Intenzionato a saettare dalle parti di un cinema politico, o meglio che del politico vuole fare il sottotesto fondante la sua ragion d’essere, Laila in Haifa dell’israeliano Amos Gitai non riesce a scrollarsi di dosso la mantella di film pretenzioso che vortica e vortica senza affondare mai il colpo.
Il cinema politico di Amos Gitai è un buco nell’acqua
Il bar di Laila (Maria Zreik) cura un’esposizione della rassegna fotografica dell’artista israeliano Gil (Tsahi Halevi), interessato più alla resa sociale della sua opera che al ritorno economico, tratteggiato come sorta di emanazione cinematografica dello stesso Gitai, da sempre critico e scettico dell’opera di governo del suo Paese di nascita. Il locale non impiega molto tempo a porsi come uno spazio dai caratteri idealistici e metafisici che richiamano la cristallina volontà di rendere l’oggetto filmico della mostra d’arte impegnata di Laila in Haifa come sovratesto stesso della pellicola, utilizzata a vetrina di una girandola di personaggi che interagiscono e scambiano opinioni nel pieno stile delle installazioni artistiche contemporanee.
Lo script del film presentato nella selezione ufficiale del Festival di Venezia 2020, curato dal regista assieme a Marie-José Sanselme, però traballa e non riesce a reggere a lungo la declinazione da pièce teatrale a cardine di interpretazioni lasciate libere di riconoscersi da sé in quanto tali e dalle quali la maschera ruzzola via, spunti puntellati ai piedi di un’impalcatura timorosa di non stimolare a sufficienza chi assiste sul piano della sensibilizzazione e per questo colpevole di scivolare rapidamente in uno sfiancante didascalismo.
A Laila in Haifa non basta il tema per convincere
L’intero film si configura seguendo lo schema dell’incontro tra due ragioni divergenti che non trovano la dimensione all’interno della quale potersi fecondare e aderire a vicenda, alla base delle quali si pone il bianco e nero degli attriti israeliano-palestinesi che si riflettono su un po’ tutti i personaggi che incontreremo in questo club della chiacchiera. Può rimanere interessante il modo in cui Gitai decide di aprire e chiudere su queste marionette dalla battuta pronta tramite un’azione di focalizzazione che sfrutta la forza degli zoom per prendere e togliere dall’inquadratura, in un lavoro di evidenziazione che trae direttamente dal ruolo che spetta al fascio di luce sul palco teatrale nel concedere la parola a questo o quell’altro degli interpreti.

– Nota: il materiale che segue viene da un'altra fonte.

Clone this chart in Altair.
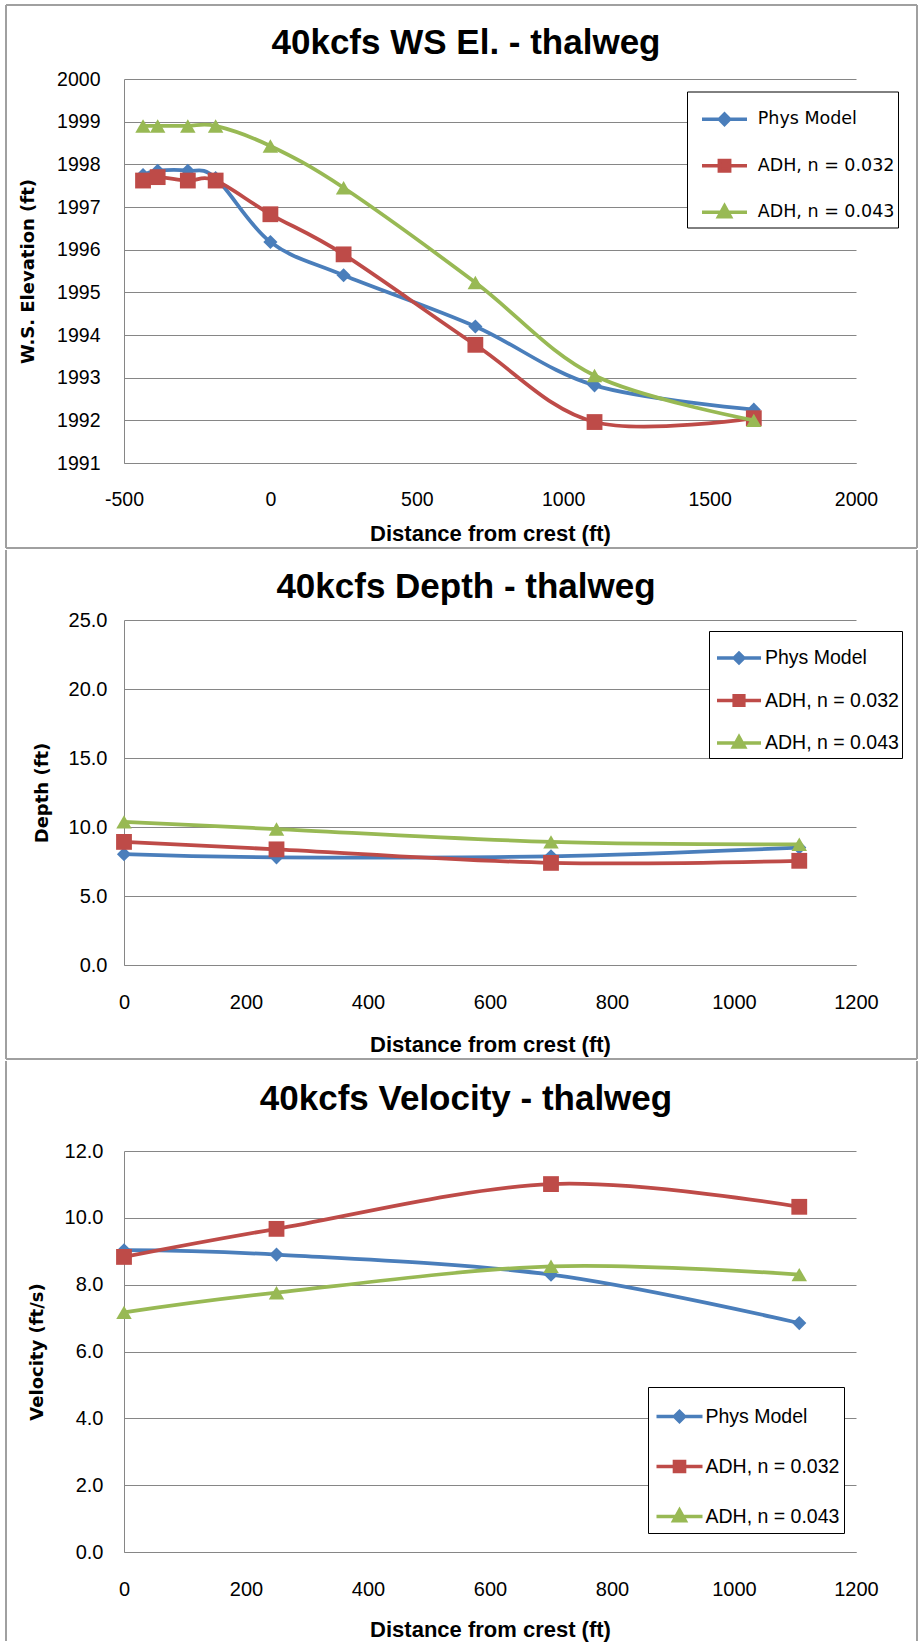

In ogni caso resta e non se ne va la sensazione di assistere a degli scambi che posseggono il sapore stantio di un preconfezionamento che svilisce il ruolo del portato sociale che il regista tiene a sottolineare in maniera così incisiva, imboccato e bloccato in binari a linea retta che percorrono tutti gli step ideali di un sentiero senza dubbio impervio e spinoso ma tratteggiato con toni da tesina di terza media.